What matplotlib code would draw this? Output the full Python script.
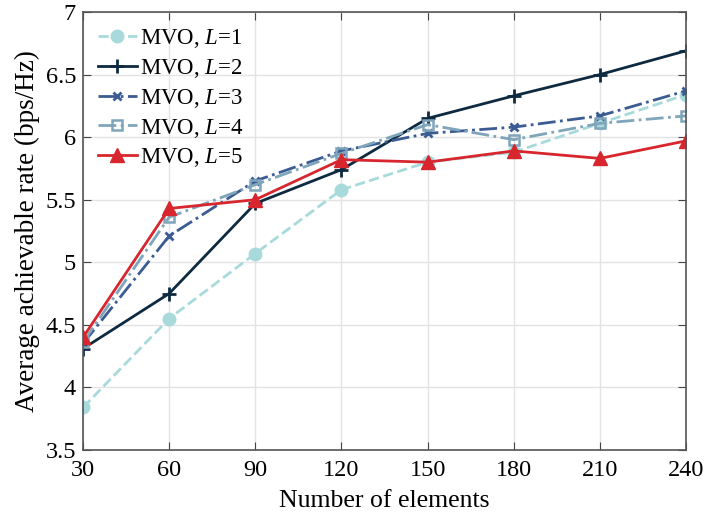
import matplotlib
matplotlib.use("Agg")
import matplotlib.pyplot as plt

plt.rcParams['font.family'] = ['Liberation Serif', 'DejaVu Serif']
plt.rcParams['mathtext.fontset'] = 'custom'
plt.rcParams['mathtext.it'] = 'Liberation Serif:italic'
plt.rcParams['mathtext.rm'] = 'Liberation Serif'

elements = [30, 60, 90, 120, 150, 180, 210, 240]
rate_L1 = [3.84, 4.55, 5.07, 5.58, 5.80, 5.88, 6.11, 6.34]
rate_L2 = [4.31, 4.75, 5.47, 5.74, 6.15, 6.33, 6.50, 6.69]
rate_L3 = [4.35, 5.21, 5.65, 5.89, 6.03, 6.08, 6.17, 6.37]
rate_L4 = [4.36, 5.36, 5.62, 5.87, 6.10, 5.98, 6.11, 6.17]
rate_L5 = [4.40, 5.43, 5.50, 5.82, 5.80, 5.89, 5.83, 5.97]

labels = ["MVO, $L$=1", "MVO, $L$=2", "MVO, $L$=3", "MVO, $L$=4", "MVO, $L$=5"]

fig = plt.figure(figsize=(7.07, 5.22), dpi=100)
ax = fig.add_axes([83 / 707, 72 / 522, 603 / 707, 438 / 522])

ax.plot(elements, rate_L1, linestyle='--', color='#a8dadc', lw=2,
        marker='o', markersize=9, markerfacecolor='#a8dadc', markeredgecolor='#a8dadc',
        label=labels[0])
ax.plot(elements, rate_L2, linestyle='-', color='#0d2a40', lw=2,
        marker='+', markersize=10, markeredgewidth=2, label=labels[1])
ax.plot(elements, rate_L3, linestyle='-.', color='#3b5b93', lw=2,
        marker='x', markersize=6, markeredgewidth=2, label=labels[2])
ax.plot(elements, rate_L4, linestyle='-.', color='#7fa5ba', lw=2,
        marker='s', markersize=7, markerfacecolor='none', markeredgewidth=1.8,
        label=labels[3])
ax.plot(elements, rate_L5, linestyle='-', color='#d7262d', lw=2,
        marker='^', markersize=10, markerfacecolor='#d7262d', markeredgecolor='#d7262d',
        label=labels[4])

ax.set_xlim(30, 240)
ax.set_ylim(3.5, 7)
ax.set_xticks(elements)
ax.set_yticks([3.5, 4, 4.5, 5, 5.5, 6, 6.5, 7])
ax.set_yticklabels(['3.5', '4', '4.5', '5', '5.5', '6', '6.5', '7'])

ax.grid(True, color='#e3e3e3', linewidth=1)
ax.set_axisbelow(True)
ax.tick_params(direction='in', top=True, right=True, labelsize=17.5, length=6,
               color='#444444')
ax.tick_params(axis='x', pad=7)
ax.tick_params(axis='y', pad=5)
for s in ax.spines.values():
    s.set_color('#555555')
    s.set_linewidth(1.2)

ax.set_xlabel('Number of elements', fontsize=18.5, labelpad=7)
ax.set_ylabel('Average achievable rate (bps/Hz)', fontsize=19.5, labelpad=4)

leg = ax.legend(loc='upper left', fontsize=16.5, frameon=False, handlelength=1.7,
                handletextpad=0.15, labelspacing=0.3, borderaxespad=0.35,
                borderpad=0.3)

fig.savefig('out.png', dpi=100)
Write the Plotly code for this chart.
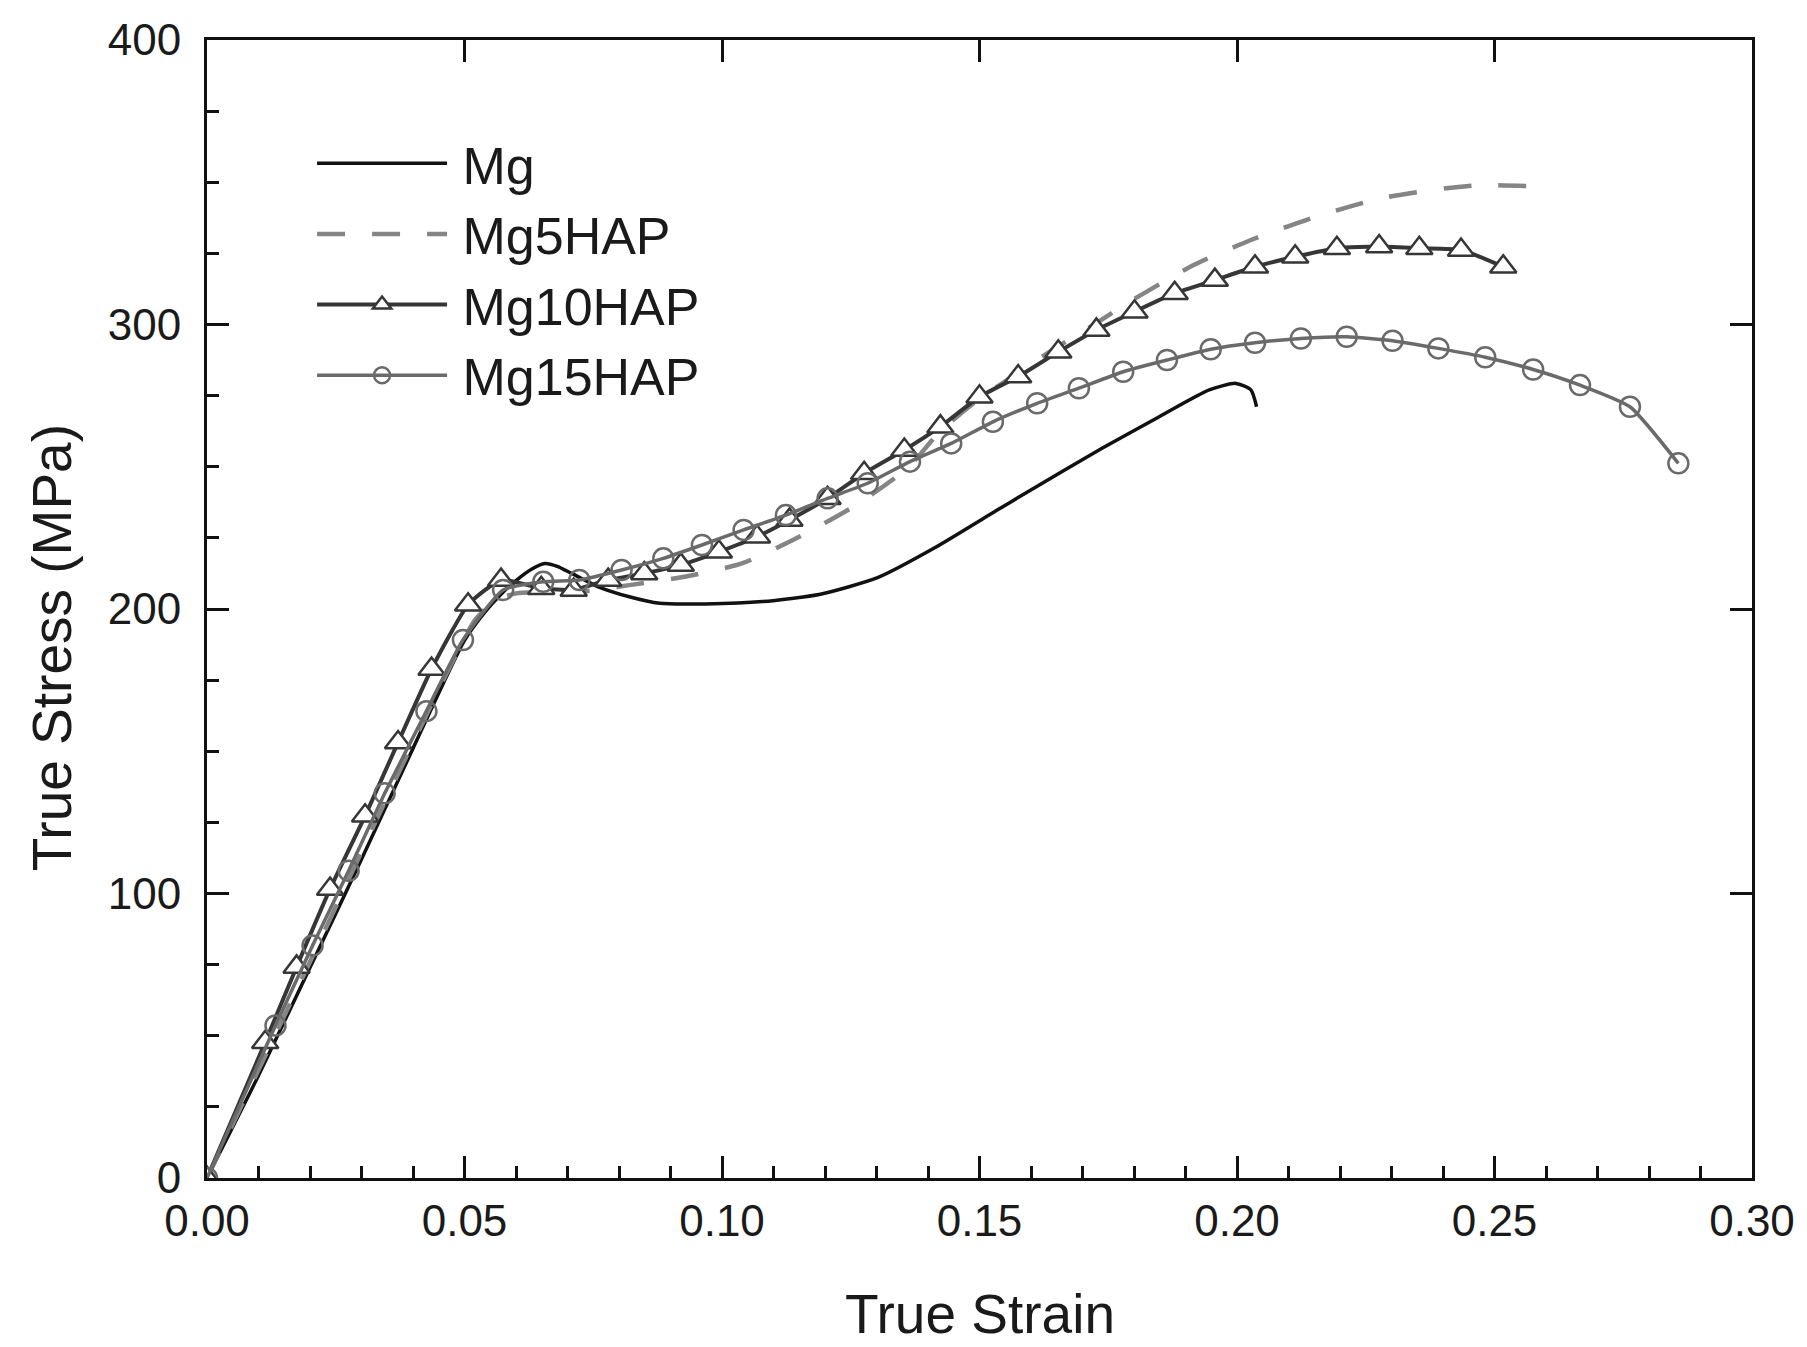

Exercise directions => Leave out the pictures and retype every line above exactly.

Final result =>
What matplotlib code would draw this? Output the full Python script.
import matplotlib
matplotlib.use("Agg")
import matplotlib.pyplot as plt

plt.rcParams['font.family'] = ['Liberation Serif', 'DejaVu Serif']
plt.rcParams['mathtext.fontset'] = 'custom'
plt.rcParams['mathtext.it'] = 'Liberation Serif:italic'
plt.rcParams['mathtext.rm'] = 'Liberation Serif'

elements = [30, 60, 90, 120, 150, 180, 210, 240]
rate_L1 = [3.84, 4.55, 5.07, 5.58, 5.80, 5.88, 6.11, 6.34]
rate_L2 = [4.31, 4.75, 5.47, 5.74, 6.15, 6.33, 6.50, 6.69]
rate_L3 = [4.35, 5.21, 5.65, 5.89, 6.03, 6.08, 6.17, 6.37]
rate_L4 = [4.36, 5.36, 5.62, 5.87, 6.10, 5.98, 6.11, 6.17]
rate_L5 = [4.40, 5.43, 5.50, 5.82, 5.80, 5.89, 5.83, 5.97]

labels = ["MVO, $L$=1", "MVO, $L$=2", "MVO, $L$=3", "MVO, $L$=4", "MVO, $L$=5"]

fig = plt.figure(figsize=(7.07, 5.22), dpi=100)
ax = fig.add_axes([83 / 707, 72 / 522, 603 / 707, 438 / 522])

ax.plot(elements, rate_L1, linestyle='--', color='#a8dadc', lw=2,
        marker='o', markersize=9, markerfacecolor='#a8dadc', markeredgecolor='#a8dadc',
        label=labels[0])
ax.plot(elements, rate_L2, linestyle='-', color='#0d2a40', lw=2,
        marker='+', markersize=10, markeredgewidth=2, label=labels[1])
ax.plot(elements, rate_L3, linestyle='-.', color='#3b5b93', lw=2,
        marker='x', markersize=6, markeredgewidth=2, label=labels[2])
ax.plot(elements, rate_L4, linestyle='-.', color='#7fa5ba', lw=2,
        marker='s', markersize=7, markerfacecolor='none', markeredgewidth=1.8,
        label=labels[3])
ax.plot(elements, rate_L5, linestyle='-', color='#d7262d', lw=2,
        marker='^', markersize=10, markerfacecolor='#d7262d', markeredgecolor='#d7262d',
        label=labels[4])

ax.set_xlim(30, 240)
ax.set_ylim(3.5, 7)
ax.set_xticks(elements)
ax.set_yticks([3.5, 4, 4.5, 5, 5.5, 6, 6.5, 7])
ax.set_yticklabels(['3.5', '4', '4.5', '5', '5.5', '6', '6.5', '7'])

ax.grid(True, color='#e3e3e3', linewidth=1)
ax.set_axisbelow(True)
ax.tick_params(direction='in', top=True, right=True, labelsize=17.5, length=6,
               color='#444444')
ax.tick_params(axis='x', pad=7)
ax.tick_params(axis='y', pad=5)
for s in ax.spines.values():
    s.set_color('#555555')
    s.set_linewidth(1.2)

ax.set_xlabel('Number of elements', fontsize=18.5, labelpad=7)
ax.set_ylabel('Average achievable rate (bps/Hz)', fontsize=19.5, labelpad=4)

leg = ax.legend(loc='upper left', fontsize=16.5, frameon=False, handlelength=1.7,
                handletextpad=0.15, labelspacing=0.3, borderaxespad=0.35,
                borderpad=0.3)

fig.savefig('out.png', dpi=100)
Write the Plotly code for this chart.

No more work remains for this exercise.